As everyone knows, fiction must be believable. The idea that the entire New York City police force—35,000 officers strong—would not have enough resources to protect its citizens in brownstone Brooklyn against a home invasion that goes on for hours is ludicrous.

Not to mention that gunshots are fired inside that house and a man is left lying dead in the doorway. Another is dead outside. Still, no police.

Instead, we’re expected to believe that Aaron can calm down the angry mob outside his house by quoting Bible passages! 

If you can abide this fantasy, maybe the insulting plot devices to come won’t bother you either. In Platzer’s book—no matter his supposedly heightened sensitivity—nary a white person is injured but two black men are shot to death. Someone needs to be sacrificed for all this violence.

On top of that, Amelia buys her way out of trouble by handing a poor black teenage girl a check for $50,000. When she has trouble cashing the check, Aaron comes to the rescue—he gives the teenage girl $130,000 in cash. Blood money for his bad conscience you see.

The teenage girl’s life becomes fodder for Amelia who achieves her dream of becoming a crusading journalist. She uses the girl’s life to highlight the inequality of Bed-Stuy and turns it into a book. The girl eventually writes her own piece for the New York Post letting the world know that Amelia paid her source, a gigantic journalism no-no.

Aaron shrugs it off, telling Amelia not to mind those yellow journalists. They can’t touch her. And Amelia’s agent is positively ecstatic because Amelia’s book is about to hit the bookshelves.

It’s as though social media doesn’t exist. No one will see that Post article, the once and future rabbi proclaims to his wife. “The New York Post,” he [Aaron] said, “won’t be enough to tarnish the reputation you’ve built over this last year and a half.”

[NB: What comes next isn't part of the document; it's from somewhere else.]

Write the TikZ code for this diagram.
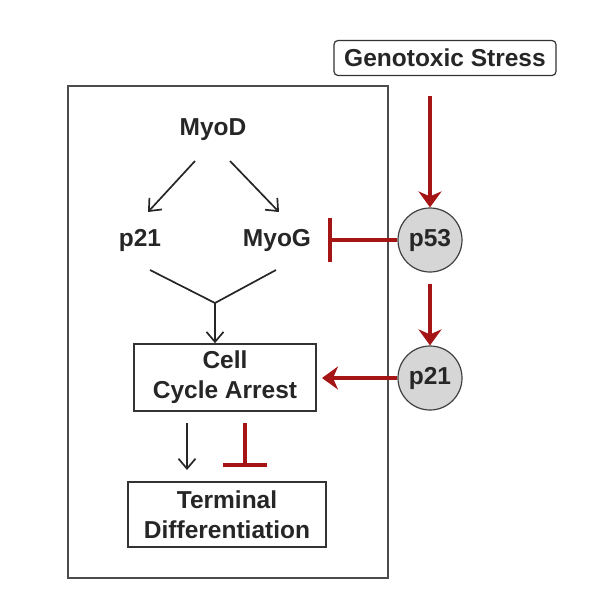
\documentclass[tikz,border=0pt]{standalone}
\usepackage{fontspec}
\setmainfont{Liberation Sans}
\usetikzlibrary{arrows.meta}
\definecolor{inhred}{HTML}{A51515}
\definecolor{circfill}{HTML}{D6D6D6}
\begin{document}
\begin{tikzpicture}[x=1pt,y=-1pt,
  lbl/.style={font=\fontsize{24.5}{28}\selectfont\bfseries, text=black!85, inner sep=0pt},
  boxnode/.style={draw=black!80, line width=1.6pt, align=center, font=\fontsize{24.5}{30}\selectfont\bfseries, text=black!85},
  circnode/.style={circle, draw=black!75, line width=1.2pt, fill=circfill, minimum size=64pt, inner sep=0pt, font=\fontsize{24.5}{28}\selectfont\bfseries, text=black!85},
  blk/.style={draw=black!85, line width=1.7pt, -{Straight Barb[length=10pt,width=17pt,line width=1.7pt]}},
  redarr/.style={draw=inhred, line width=3.6pt, -{Stealth[length=16pt,width=23pt,inset=5pt]}},
  redinh/.style={draw=inhred, line width=3.6pt, -{Bar[width=44pt,line width=3.6pt]}}
]
\useasboundingbox (0,0) rectangle (600,600);
\draw[black!70, line width=1.6pt] (68,86) rectangle (388,578);
\node[boxnode, rounded corners=4pt, line width=1.2pt, minimum width=222pt, minimum height=35pt, inner sep=2pt] (gs) at (445,58) {Genotoxic Stress};
\node[lbl] (myod) at (213,130) {MyoD};
\node[lbl] (p21l) at (140,240) {p21};
\node[lbl] (myog) at (277,240) {MyoG};
\coordinate (join) at (215,303);
\node[boxnode, minimum width=182pt, minimum height=67pt, inner sep=0pt] (cca) at (225,377.5) {Cell\\Cycle Arrest};
\node[boxnode, minimum width=198pt, minimum height=65pt, inner sep=0pt] (td) at (227,514.5) {Terminal\\Differentiation};
\node[circnode] (p53) at (430,240) {p53};
\node[circnode] (p21r) at (430,378) {p21};
% free ends
\coordinate (d1) at (195,161);
\coordinate (d2) at (230,161);
\coordinate (p21e) at (148,212);
\coordinate (myoge) at (279,212);
\coordinate (l1) at (150,270);
\coordinate (l2) at (276,270);
\coordinate (a1) at (187,423);
\coordinate (a2) at (187,470);
\coordinate (t1) at (245,423);
\coordinate (t2) at (245,467);
\coordinate (g1) at (430,96);
\coordinate (i1) at (328,240);
\coordinate (c1) at (322,378);
% black arrows
\draw[blk] (d1) -- (p21e);
\draw[blk] (d2) -- (myoge);
\draw[black!85, line width=1.7pt] (l1) -- (join) -- (l2);
\draw[blk] (join) -- (cca.north -| join);
\draw[blk] (a1) -- (a2);
% red
\draw[redarr] (g1) -- (p53.north);
\draw[redarr] ([yshift=-11pt]p53.south) -- (p21r.north);
\draw[redinh] (p53.west) -- (i1);
\draw[redarr] (p21r.west) -- (c1);
\draw[redinh] (t1) -- (t2);
\end{tikzpicture}
\end{document}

Wanna bet? If that dialogue sounds wooden, you’re in for a bunch more. Just listen to the character of Police Commissioner Bill Bratton who is nowhere near as articulate or intelligent as the real Bill Bratton. Or how about when Amelia lectures the Police Commissioner in front of a roomful of cops and journalists? It’s truly cringe-worthy.

The setup of this novel is interesting, but the plotting falls apart, and we’re left with a polemic about the dangers of gentrification. Yeah, we know.